The ride from Kyiv to Donetsk – a city founded by a Welsh steel magnate at the invitation of imperial Russia – for Ukraine’s game against England was easy and pleasant, aboard a newly installed Hyundai train along on a refurbished high-speed line. The only discomfort then was the eyeballing between England fans (who had played their previous game in Kyiv) and home supporters.
On the afternoon of the game, 19 June, England fans prowled around under the watchful eye of Shakhtar Donetsk supporters and their compatriots. But there were even a few tentative rounds of drinks together – not usually part of England fans’ away protocol – at Bar Svinya (Bar Pig), where visiting fans wanted to behold the wild boar kept there.
Inside Shaktar’s rebuilt stadium, Wayne Rooney scored the only goal of the game, ensuring England qualified for the knockout rounds but eliminating the hosts. The home supporters were rightly outraged by the disallowing of a Marko Dević equaliser, the ball scooped from inside the goal by John Terry (a pre-goalline technology “where’s VAR when you needed it” moment).
It is hard to believe now that this is the same country. A year after the Ukraine-Sweden game, Maidan Nezalezhnosti became synonymous with “Euromaiden” demonstrations against the then pro-Russian government’s refusal to endorse free trade with the EU, and within another four months, the Maidan uprising against the government.
If Ukraine’s football ultras had not been political to start with, politics found them: they became forces in response to the Russian separatist rebellion in the Donbas region, and Russia’s annexation of Crimea. The now popular chant “Putin khuylo! La-la-la” (Putin is a dickhead) began among Metalist supporters.
The customary truce between fans of clubs who loathe each other so as to support the national team in 2012 was reforged in 2014, but now in defence of the nation. This included supporters in the Russian-speaking east: the presence of pro-Ukrainian Shakhtar ultras visiting Odesa for a game on 2 May 2014, and their role in clashes with pro-Russian activists that day, was part of a carnage in which 48 people died.
That railway line between Kyiv and Donetsk, specially modernised for the Euros, is now severed by ferocious frontline fighting. Donetsk has been part of Russian-separatist territory since 2014, when Shakhtar, then champions, were “exiled” to Lviv, later Kharkiv, then Kyiv.

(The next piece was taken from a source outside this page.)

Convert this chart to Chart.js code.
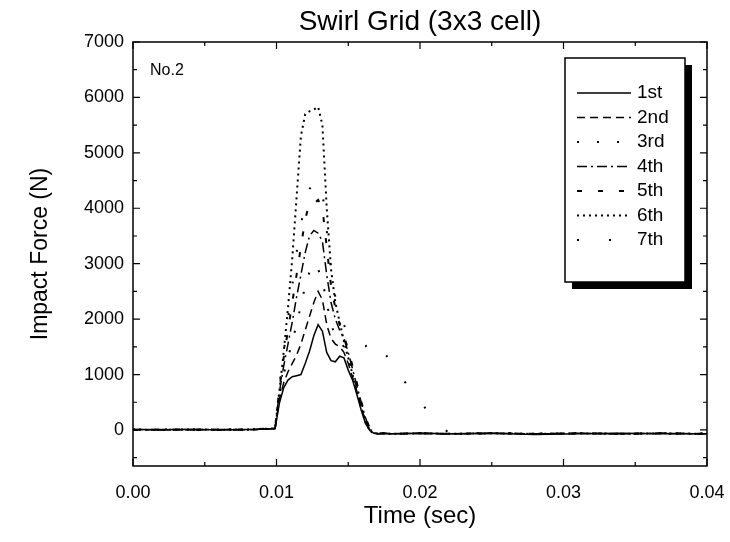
<!DOCTYPE html>
<html>
<head>
<meta charset="utf-8">
<script src="https://cdn.jsdelivr.net/npm/chart.js@4/dist/chart.umd.min.js"></script>
<style>
  body { margin: 0; background: #fff; }
  #wrap { width: 730px; height: 542px; }
</style>
</head>
<body>
<div id="wrap"><canvas id="myChart" width="730" height="542"></canvas></div>
<script>
// time in ms (converted to seconds below)
var timeMs = [0, 2, 4, 6, 8, 9.9, 10.2, 10.5, 10.8, 11.1, 11.4, 11.7, 12.0, 12.3, 12.6, 12.9, 13.2, 13.5, 13.8, 14.1,
  14.4, 14.7, 15.0, 15.3, 15.6, 15.9, 16.2, 16.5, 16.8, 17.1, 17.4, 18, 20, 22, 25, 28, 31, 34, 37, 40];

var labels = ['1st', '2nd', '3rd', '4th', '5th', '6th', '7th'];

var hit1 = [10, 5, 15, 0, 10, 20, 480, 760, 900, 960, 980, 1000, 1200, 1420, 1700, 1900, 1780, 1400, 1250, 1230,
  1330, 1300, 1080, 900, 640, 360, 120, -10, -60, -70, -60, -70, -60, -70, -60, -80, -70, -60, -70, -70];
var hit2 = [0, 10, 0, 10, 5, 20, 550, 850, 1050, 1200, 1350, 1550, 1800, 2050, 2300, 2500, 2350, 1900, 1650, 1550,
  1500, 1400, 1200, 950, 700, 420, 160, 0, -60, -70, -60, -70, -60, -70, -60, -70, -60, -70, -60, -70];
var hit3 = [5, 0, 10, 0, 10, 25, 620, 1000, 1300, 1600, 1900, 2250, 2600, 2850, 3000, 2900, 2700, 2300, 1900, 1700,
  1600, 1500, 1300, 1050, 780, 470, 200, 10, -50, -70, -60, -70, -60, -70, -60, -70, -60, -70, -60, -70];
var hit4 = [10, 0, 5, 10, 0, 30, 680, 1150, 1550, 1950, 2400, 2800, 3200, 3500, 3600, 3550, 3400, 2800, 2300, 2000,
  1800, 1650, 1400, 1100, 800, 500, 220, 20, -50, -70, -60, -70, -60, -70, -60, -70, -60, -70, -60, -70];
var hit5 = [0, 10, 5, 0, 10, 30, 750, 1300, 1800, 2300, 2800, 3300, 3800, 4100, 4080, 4150, 4000, 3300, 2600, 2200,
  1900, 1700, 1450, 1150, 850, 520, 230, 30, -50, -70, -60, -70, -60, -70, -60, -70, -60, -70, -60, -70];
var hit6 = [10, 0, 10, 5, 10, 30, 700, 1400, 2200, 3100, 4200, 5300, 5700, 5750, 5780, 5830, 5500, 4000, 2900, 2300,
  1950, 1600, 1300, 1000, 700, 400, 150, -20, -60, -70, -60, -70, -60, -70, -60, -70, -60, -70, -60, -70];
var hit7 = [5, 10, 0, 10, 5, 30, 800, 1400, 2000, 2600, 3200, 3700, 4100, 4350, 4450, 4500, 4300, 3600, 2900, 2400,
  2100, 1900, 1700, 1600, 1550, 1520, 1510, 1560, 1600, 1620, 1450, 1200, 500, -60, -50, -60, -70, -60, -70, -60];

var xTicks = [0, 0.01, 0.02, 0.03, 0.04];
var yTicks = [0, 1000, 2000, 3000, 4000, 5000, 6000, 7000];

var allHits = [hit1, hit2, hit3, hit4, hit5, hit6, hit7];
var dashes = [[], [8, 5], [2, 18], [10, 4, 2, 4], [5, 16], [2, 4], [2, 30]];
var widths = [1.5, 1.5, 2, 1.5, 2, 2, 2];

function toPoints(vals) {
    return vals.map(function (v, i) { return { x: timeMs[i] / 1000, y: v }; });
}

var datasets = allHits.map(function (vals, i) {
    return {
        label: labels[i],
        data: toPoints(vals),
        borderColor: '#000',
        borderWidth: widths[i],
        borderDash: dashes[i],
        pointRadius: 0,
        fill: false,
        tension: 0
    };
});

var FONT = 'Liberation Sans, Arial, sans-serif';

// title, frame, inward ticks, legend box and label
var decor = {
    id: 'decor',
    afterDraw: function (chart) {
        var c = chart.ctx, a = chart.chartArea;
        var xs = chart.scales.x, ys = chart.scales.y;
        c.save();
        c.fillStyle = '#000';
        c.font = '28px ' + FONT;
        c.textAlign = 'center';
        c.textBaseline = 'middle';
        c.fillText('Swirl Grid (3x3 cell)', (a.left + a.right) / 2, 22);

        c.strokeStyle = '#000';
        c.lineWidth = 1.5;
        c.strokeRect(a.left, a.top, a.right - a.left, a.bottom - a.top);
        c.lineWidth = 1.2;
        c.beginPath();
        for (var t = 0; t <= 0.0401; t += 0.005) {
            var px = xs.getPixelForValue(t);
            var len = (Math.round(t * 1000) % 10 === 0) ? 7 : 4;
            c.moveTo(px, a.bottom); c.lineTo(px, a.bottom - len);
            c.moveTo(px, a.top); c.lineTo(px, a.top + len);
        }
        for (var v = -500; v <= 7000; v += 500) {
            var py = ys.getPixelForValue(v);
            var l2 = (v % 1000 === 0) ? 7 : 4;
            c.moveTo(a.left, py); c.lineTo(a.left + l2, py);
            c.moveTo(a.right, py); c.lineTo(a.right - l2, py);
        }
        c.stroke();

        // legend box with shadow
        var bx = 565, by = 58, bw = 120, bh = 224;
        c.fillStyle = '#000';
        c.fillRect(bx + 7, by + 7, bw, bh);
        c.fillStyle = '#fff';
        c.fillRect(bx, by, bw, bh);
        c.lineWidth = 1.5;
        c.strokeRect(bx, by, bw, bh);
        c.font = '19px ' + FONT;
        c.textAlign = 'left';
        chart.data.datasets.forEach(function (ds, i) {
            var ry = 93 + i * 24.5;
            c.beginPath();
            c.setLineDash(ds.borderDash);
            c.lineWidth = ds.borderWidth;
            c.moveTo(577, ry); c.lineTo(631, ry);
            c.stroke();
            c.setLineDash([]);
            c.fillStyle = '#000';
            c.fillText(ds.label, 637, ry);
        });

        c.font = '16px ' + FONT;
        c.fillText('No.2', 150, 71);
        c.restore();
    }
};

var ctx = document.getElementById('myChart').getContext('2d');
var myChart = new Chart(ctx, {
    type: 'line',
    data: { datasets: datasets },
    options: {
        responsive: false,
        animation: false,
        layout: { padding: { top: 42, right: 23 } },
        plugins: {
            legend: { display: false },
            tooltip: { enabled: false },
            title: { display: false }
        },
        scales: {
            x: {
                type: 'linear',
                min: 0,
                max: 0.04,
                afterBuildTicks: function (s) { s.ticks = xTicks.map(function (v) { return { value: v }; }); },
                afterFit: function (s) { s.height = 76; s.paddingLeft = 0; s.paddingRight = 0; },
                grid: { display: false, drawTicks: false },
                border: { display: false },
                ticks: {
                    color: '#000',
                    font: { family: FONT, size: 18 },
                    padding: 16,
                    maxRotation: 0,
                    callback: function (v) { return Number(v).toFixed(2); }
                },
                title: {
                    display: true,
                    text: 'Time (sec)',
                    color: '#000',
                    font: { family: FONT, size: 24 },
                    padding: { top: 0, bottom: 11 }
                }
            },
            y: {
                min: -650,
                max: 7000,
                afterBuildTicks: function (s) { s.ticks = yTicks.map(function (v) { return { value: v }; }); },
                afterFit: function (s) { s.width = 133; s.paddingTop = 0; s.paddingBottom = 0; },
                grid: { display: false, drawTicks: false },
                border: { display: false },
                ticks: {
                    color: '#000',
                    font: { family: FONT, size: 18 },
                    padding: 9,
                    callback: function (v) { return String(v); }
                },
                title: {
                    display: true,
                    text: 'Impact Force (N)',
                    color: '#000',
                    font: { family: FONT, size: 23 },
                    padding: { top: 27, bottom: 0 }
                }
            }
        }
    },
    plugins: [decor]
});
</script>
</body>
</html>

Metalist Kharkiv’s Sect 82 ultras became the Azov militia – initially with far-right loyalties – in armed combat against the Russian-backed uprising, and were latterly the vanguard of the heroic, doomed defence of Mariupol.
Russia played their games during Euro 2012 in Poland, and there were skirmishes before the two countries faced one another in a qualifying match – nothing serious. And six years after those heady days when Spain lifted the trophy in Kyiv, an equally successful international football competition, the 2018 World Cup – won by France’s perfect team – was hosted by and staged in … er … Russia.